Separate enforcement from cleanup. The expiry model distinguishes between is_active = False (enforcement, near-real-time) and physical deletion (cleanup, deferred). This separation means the delivery layer can enforce TTL without depending on a garbage collector having run.

Single source of truth for state. Plan limits and TTL caps live in the database, not in application configuration. A free plan with max_ttl_minutes = 60 is a row in the plans table. Changing it requires no deployment.

Dual ingestion path, shared logic. The aiosmtpd handler and the SES webhook share core delivery logic entirely. The SMTP handler's handle_DATA method is three lines of routing logic; everything else is shared. Local development tests exactly the same delivery pipeline as production SES ingestion.

The Hidden Complexity Behind "Simple" Products

The products that developers call "simple" are the ones where the interface succeeded. Stripe's charge API is simple. S3's put/get is simple. The simplicity is the product of enormous engineering effort spent hiding complexity from the caller.

A temporary email service that works looks like this from the outside: create inbox, receive mail, read message, inbox expires. Four operations.
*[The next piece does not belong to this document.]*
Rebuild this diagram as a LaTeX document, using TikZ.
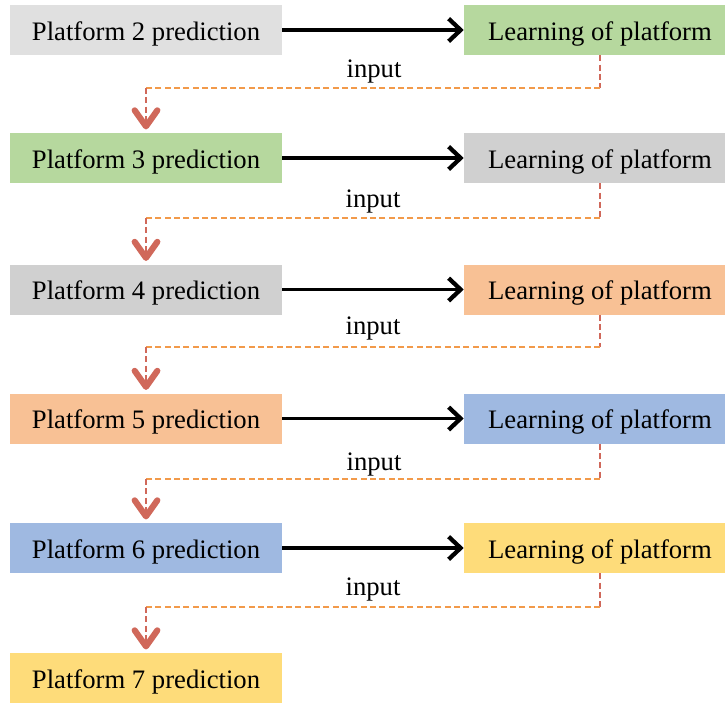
\documentclass[tikz,border=0pt]{standalone}
\usepackage{fontspec}
\setmainfont{Liberation Serif}
\usetikzlibrary{arrows.meta, calc}

\definecolor{boxgrayA}{HTML}{E0E0E0}
\definecolor{boxgrayB}{HTML}{D0D0D0}
\definecolor{boxgreen}{HTML}{B6D89E}
\definecolor{boxorange}{HTML}{F8C195}
\definecolor{boxblue}{HTML}{9FB9E1}
\definecolor{boxyellow}{HTML}{FEDC7A}
\definecolor{feedred}{HTML}{D0685A}
\definecolor{feedorange}{HTML}{F29A4A}

\tikzset{
    stage/.style={minimum width=204pt, minimum height=37.5pt, inner sep=0pt,
        text height=19pt, text depth=4pt, font=\fontsize{20}{24}\selectfont},
    flow/.style={line width=2.5pt, -{Straight Barb[length=9pt, width=17pt, line width=3.2pt]}},
    feeddown/.style={feedred, line width=1.5pt, dash pattern=on 4.5pt off 2.5pt},
    feedacross/.style={feedorange, line width=1.5pt, dash pattern=on 4.5pt off 2.5pt},
    feedtip/.style={-{Straight Barb[round, length=12pt, width=17pt, line width=4.6pt]}, shorten >=2.5pt},
    lbl/.style={font=\fontsize{20}{24}\selectfont, inner sep=0pt}
}

\begin{document}
\begin{tikzpicture}[x=0.75pt, y=-0.75pt]
    \useasboundingbox (0,0) rectangle (725,703);
    \clip (0,0) rectangle (725,703);

    % prediction column
    \node[stage, fill=boxgrayA]  (p2) at (146,30)    {Platform 2 prediction};
    \node[stage, fill=boxgreen]  (p3) at (146,158)   {Platform 3 prediction};
    \node[stage, fill=boxgrayB]  (p4) at (146,289.5) {Platform 4 prediction};
    \node[stage, fill=boxorange] (p5) at (146,418.5) {Platform 5 prediction};
    \node[stage, fill=boxblue]   (p6) at (146,548)   {Platform 6 prediction};
    \node[stage, fill=boxyellow] (p7) at (146,678)   {Platform 7 prediction};

    % learning column
    \node[stage, fill=boxgreen]  (l2) at (600,30)    {Learning of platform};
    \node[stage, fill=boxgrayB]  (l3) at (600,158)   {Learning of platform};
    \node[stage, fill=boxorange] (l4) at (600,289.5) {Learning of platform};
    \node[stage, fill=boxblue]   (l5) at (600,418.5) {Learning of platform};
    \node[stage, fill=boxyellow] (l6) at (600,548)   {Learning of platform};

    \draw[flow] (p2) -- (l2);
    \draw[flow] (p3) -- (l3);
    \draw[flow] (p4) -- (l4);
    \draw[flow] (p5) -- (l5);
    \draw[flow] (p6) -- (l6);

    % feedback loops
    \coordinate (a2) at (600,88);  \coordinate (b2) at (146,88);
    \coordinate (a3) at (600,218); \coordinate (b3) at (146,218);
    \coordinate (a4) at (600,347); \coordinate (b4) at (146,347);
    \coordinate (a5) at (600,479); \coordinate (b5) at (146,479);
    \coordinate (a6) at (600,607); \coordinate (b6) at (146,607);

    \draw[feeddown] (l2.south) -- (a2);
    \draw[feedacross] (a2) -- (b2);
    \draw[feeddown, feedtip] (b2) -- (p3.north);
    \node[lbl] (i2) at (374,72) {input};

    \draw[feeddown] (l3.south) -- (a3);
    \draw[feedacross] (a3) -- (b3);
    \draw[feeddown, feedtip] (b3) -- (p4.north);
    \node[lbl] (i3) at (373,202) {input};

    \draw[feeddown] (l4.south) -- (a4);
    \draw[feedacross] (a4) -- (b4);
    \draw[feeddown, feedtip] (b4) -- (p5.north);
    \node[lbl] (i4) at (373,329) {input};

    \draw[feeddown] (l5.south) -- (a5);
    \draw[feedacross] (a5) -- (b5);
    \draw[feeddown, feedtip] (b5) -- (p6.north);
    \node[lbl] (i5) at (374,465) {input};

    \draw[feeddown] (l6.south) -- (a6);
    \draw[feedacross] (a6) -- (b6);
    \draw[feeddown, feedtip] (b6) -- (p7.north);
    \node[lbl] (i6) at (373,590) {input};
\end{tikzpicture}
\end{document}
What it requires underneath: a domain registered with MX records pointing at your infrastructure, an async SMTP ingestion layer with domain validation and silent rejection, an RFC 2822 parser that handles malformed multipart messages without crashing, a quota enforcement system tied to a plan hierarchy, a background expiration worker with correct race condition handling, a real-time notification system over Redis pub/sub with WebSocket fan-out, and an API designed for machine consumption at every endpoint.

None of these are visible in the API contract. That invisibility is the job. The engineering trap is believing that because the interface is simple, the implementation can be simple too. It cannot. The interface's simplicity is the result of pushing complexity inward—into the infrastructure, into the error handling, into the data model. When you skip that work, the complexity leaks out into the caller's code.